Figure 1. Monte Carlo dropout (MCDropout). MCDropout turns on dropout during inference and generates many varying predictions as samples from approximate posterior distribution of the Gaussian process for uncertainty quantification. The 3D U-Net (5 depth, 32 kernels at 1st depth) is modified to include dropout layers for decoding, which are active in both training and inference. The input includes 1 b=0 image volume and 3 diffusion-weighted image volumes along orthogonal directions. The output includes two volumes of fractional anisotropy and mean diffusivity values from DTI.


Figure 2. Uncertainty quantification. The difference between two FA predictions (a-c) and between two 100-prediction-averaged FA results (d-e). Uncertainty map (g) calculated from 100 predictions (ground-truth values indicated by green lines) and 100 predicated values of a single voxel from white matter with low uncertainty and a voxel from gray matter with high uncertainty, along with the approximate posterior distributions (histograms) derived from them are shown. The 10-subject mean values of the averaged uncertainty within different brain structures are listed (j).


Figure 3. Uncertainty for image artifacts. Maps of FA and MD estimates (row a) and uncertainty (row b) obtained from 100 predictions on data with artificial image artifacts (i.e., voxels within the letter “M” set to very bright or dark).

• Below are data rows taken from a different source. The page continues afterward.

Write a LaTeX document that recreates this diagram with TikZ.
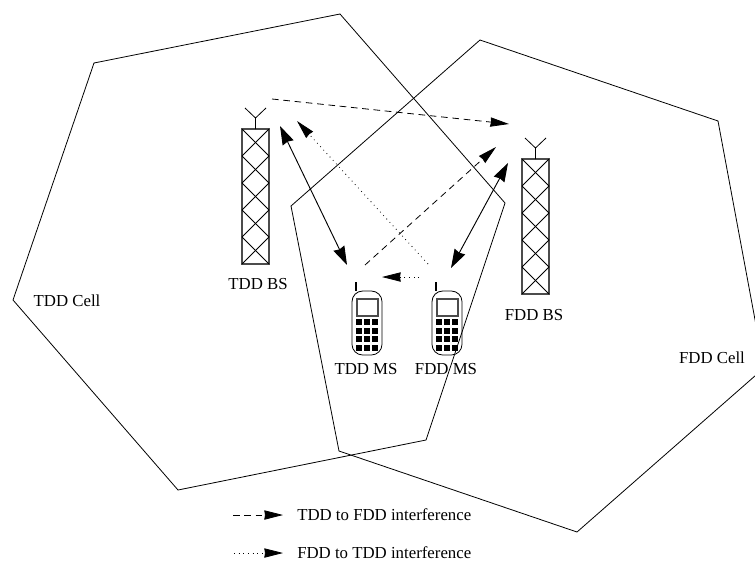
\documentclass[tikz,border=0pt]{standalone}
\usepackage{fontspec}
\setmainfont{Liberation Serif}
\usetikzlibrary{positioning,arrows.meta}

\begin{document}
\begin{tikzpicture}[
	x=0.75pt, y=-0.75pt,
	cell/.style={draw=black, line width=0.6pt},
	label/.style={font=\fontsize{12.6pt}{14pt}\selectfont, inner sep=0pt},
	link/.style={draw=black, line width=0.7pt, {Stealth[length=14pt,width=9pt,inset=1pt]}-{Stealth[length=14pt,width=9pt,inset=1pt]}},
	tddfdd/.style={draw=black, line width=0.6pt, dash pattern=on 5pt off 3.5pt, -{Stealth[length=14pt,width=7pt,inset=0.5pt]}},
	fddtdd/.style={draw=black, line width=0.6pt, dash pattern=on 0.6pt off 2.9pt, -{Stealth[length=14pt,width=7pt,inset=0.5pt]}},
	tower/.pic={
		\draw[black!70, line width=0.8pt] (-13.5,0) rectangle (13.5,135);
		\foreach \k in {0,...,4} {
			\draw[black, line width=0.6pt] (-13.5,27*\k) -- (13.5,27*\k+27);
			\draw[black, line width=0.6pt] (13.5,27*\k) -- (-13.5,27*\k+27);
		}
		\draw[black, line width=0.6pt] (0,0) -- (0,-11) (-10.5,-21) -- (0,-11) -- (10.5,-21);
	},
	handset/.pic={
		\draw[black, line width=1.3pt] (-11,-9) -- (-11,0);
		\draw[black, line width=0.6pt, rounded corners=8pt] (-15,0) rectangle (15,64);
		\draw[black!70, line width=0.8pt] (-10,8) rectangle (11,25);
		\foreach \row in {31,40,48,57} {
			\foreach \col in {-8,0,8} {
				\fill[black] (\col-2.7,\row-2.7) rectangle (\col+2.7,\row+2.7);
			}
		}
	}
	]
	\useasboundingbox (0,0) rectangle (755,561);

	% the two cells
	\draw[cell] (94,63) -- (340,14) -- (505,203) -- (426,440) -- (178,490) -- (13,300) -- cycle;
	\draw[cell] (291,206) -- (480,40) -- (718,121) -- (764,368) -- (577,532) -- (339,451) -- cycle;
	\node[label] (tddcell) at (67,301) {TDD Cell};
	\node[label] (fddcell) at (712,358) {FDD Cell};

	% base stations and mobiles
	\pic at (255.5,129) {tower};
	\pic at (535.5,159) {tower};
	\pic at (367,291) {handset};
	\pic at (447,291) {handset};
	\node[label] (tddbs) at (258,284) {TDD BS};
	\node[label] (fddbs) at (534,315) {FDD BS};
	\node[label] (tddms) at (366,369) {TDD MS};
	\node[label] (fddms) at (446,369) {FDD MS};

	% arrow ends
	\coordinate (tddtop) at (280,126);
	\coordinate (tddlow) at (347,265);
	\coordinate (fddtop) at (508,163);
	\coordinate (fddlow) at (451,268);
	\coordinate (dasha) at (272,99);
	\coordinate (dashb) at (509,124);
	\coordinate (dashc) at (365,265);
	\coordinate (dashd) at (496,147);
	\coordinate (dota) at (428,264);
	\coordinate (dotb) at (297,121);
	\coordinate (dotc) at (419,277);
	\coordinate (dotd) at (382,277);

	\draw[link] (tddtop) -- (tddlow);
	\draw[link] (fddtop) -- (fddlow);
	\draw[tddfdd] (dasha) -- (dashb);
	\draw[tddfdd] (dashc) -- (dashd);
	\draw[fddtdd] (dota) -- (dotb);
	\draw[fddtdd] (dotc) -- (dotd);

	% legend
	\coordinate (keya) at (233,515);
	\coordinate (keyb) at (283,515);
	\coordinate (keyc) at (234,553);
	\coordinate (keyd) at (283,553);
	\draw[tddfdd] (keya) -- (keyb);
	\draw[fddtdd] (keyc) -- (keyd);
	\node[label, anchor=west] (keytdd) at (297,515) {TDD to FDD interference};
	\node[label, anchor=west] (keyfdd) at (297,553) {FDD to TDD interference};
\end{tikzpicture}
\end{document}
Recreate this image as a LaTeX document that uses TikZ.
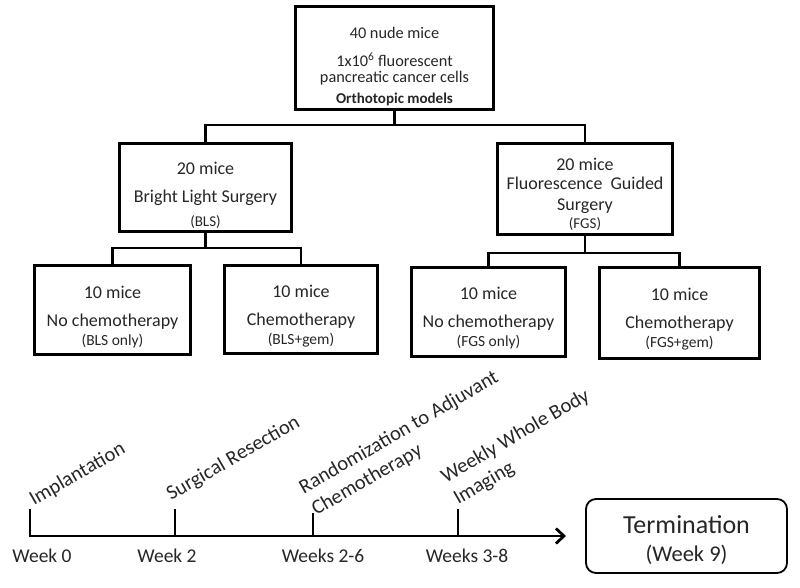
\documentclass[tikz,border=0pt]{standalone}
\usepackage{fontspec}
\setmainfont{Carlito}
\usetikzlibrary{arrows.meta}
\newcommand\myfs[2]{\fontsize{#1}{#2}\selectfont}
\begin{document}
\begin{tikzpicture}[x=1pt,y=-1pt,
  box/.style={draw=black, line width=2.8pt, align=center, inner sep=0pt, text=black!85},
  conn/.style={draw=black, line width=2.8pt},
  lbl/.style={text=black!85, inner sep=0pt, font=\myfs{20.5}{25}},
  rlbl/.style={lbl, rotate=30, align=left},
  wk/.style={text=black!85, inner sep=0pt, font=\myfs{19.5}{22}}]
\useasboundingbox (0,0) rectangle (800,587);

% boxes
\node[box, minimum width=198, minimum height=103, font=\myfs{16.3}{19}] (top) at (394.5,58)
  {\rule{0pt}{28pt}40 nude mice\\[9pt] 1x10\textsuperscript{6} fluorescent\\[-3pt] pancreatic cancer cells\\[2pt] {\myfs{15}{19}\bfseries Orthotopic models}};
\node[box, minimum width=172, minimum height=88, font=\myfs{18}{22}] (bls) at (205.5,187.5)
  {\rule{0pt}{28pt}20 mice\\[6pt] Bright Light Surgery\\[2pt] {\myfs{15}{22}(BLS)}};
\node[box, minimum width=175, minimum height=91, font=\myfs{18}{20}] (fgs) at (585,189)
  {\rule{0pt}{24pt}20 mice\\[-1pt] Fluorescence\ \ Guided\\[1pt] Surgery\\[-2pt] {\myfs{15}{20}(FGS)}};
\node[box, minimum width=156, minimum height=89, font=\myfs{18}{20}] (blsonly) at (112.5,310)
  {\rule{0pt}{26pt}10 mice\\[8pt] No chemotherapy\\[-1pt] {\myfs{15.5}{20}(BLS only)}};
\node[box, minimum width=153, minimum height=88, font=\myfs{18}{20}] (blsgem) at (301,309.5)
  {\rule{0pt}{26pt}10 mice\\[8pt] Chemotherapy\\[-1pt] {\myfs{15.5}{20}(BLS+gem)}};
\node[box, minimum width=154, minimum height=89, font=\myfs{18}{20}] (fgsonly) at (488.5,312)
  {\rule{0pt}{25pt}10 mice\\[8pt] No chemotherapy\\[-1pt] {\myfs{15.5}{20}(FGS only)}};
\node[box, minimum width=160, minimum height=91, font=\myfs{18}{20}] (fgsgem) at (679.5,313)
  {\rule{0pt}{25pt}10 mice\\[8pt] Chemotherapy\\[-1pt] {\myfs{15.5}{20}(FGS+gem)}};

% connectors
\draw[conn] (top.south) -- ++(0,14) -| (bls.north);
\draw[conn] (top.south) -- ++(0,14) -| (fgs.north);
\draw[conn] (bls.south) -- ++(0,15) -| (blsonly.north);
\draw[conn] (bls.south) -- ++(0,15) -| (blsgem.north);
\draw[conn] (fgs.south) -- ++(0,17) -| (fgsonly.north);
\draw[conn] (fgs.south) -- ++(0,17) -| (fgsgem.north);

% timeline
\coordinate (t0) at (30,536);
\coordinate (t0top) at (30,509);
\coordinate (t1) at (175,536);
\coordinate (t1top) at (175,509);
\coordinate (t2) at (313,536);
\coordinate (t2top) at (313,513);
\coordinate (t3) at (458,536);
\coordinate (t3top) at (458,509);
\coordinate (tend) at (566,536);
\draw[conn, -{Straight Barb[length=8pt,width=15pt,line width=2.8pt]}] (t0top) -- (t0) -- (tend);
\draw[conn] (t1top) -- (t1);
\draw[conn] (t2top) -- (t2);
\draw[conn] (t3top) -- (t3);

% rotated labels
\node[rlbl, anchor=base west] (limp) at ([shift={(4,-3)}]t0top) {Implantation};
\node[rlbl, anchor=base west] (lsur) at ([shift={(-4,-8)}]t1top) {Surgical Resection};
\node[rlbl, anchor=south west] (lran) at ([shift={(5,6)}]t2top) {Randomization to Adjuvant\\Chemotherapy};
\node[rlbl, anchor=south west] (lwee) at ([shift={(2,-1)}]t3top) {Weekly Whole Body\\Imaging};

% week labels
\node[wk] (w0) at (42,556) {Week 0};
\node[wk] (w2) at (167,556) {Week 2};
\node[wk] (w26) at (323,556) {Weeks 2-6};
\node[wk] (w38) at (467,556) {Weeks 3-8};

% termination
\node[draw=black, line width=1.8pt, rounded corners=10pt, minimum width=201, minimum height=74,
  align=center, inner sep=0pt, text=black!85, font=\myfs{26}{28}] (term) at (686.5,536)
  {\rule{0pt}{26pt}Termination\\{\myfs{22.5}{28}(Week 9)}};
\end{tikzpicture}
\end{document}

Figure 4. Accuracy improvement. Maps of FA and MD estimates from standard U-Net, and a single prediction and the average of 100 predictions from DU-Net with Monte Carlo dropout, and their residuals compared to ground-truth values are shown. The 10-subject means of the mean absolute error (MAE) between results and ground-truth values within the brain parenchyma are listed in the table, for experiments with different number of training subjects. The percentage increases of group-level means from 100-prediction-averaged results compared to those from standard U-Net are also listed.

Figure 5. Optimal parameters for Monte Carlo dropout. The 10-subject means of the mean absolute error (MAE) between results and ground-truth values within the brain parenchyma for different dropout rates (ranging between 0.1 and 0.7) for the dropout layers of the DU-Net, and different numbers of predictions for averaging (ranging between 1 and 100) are listed.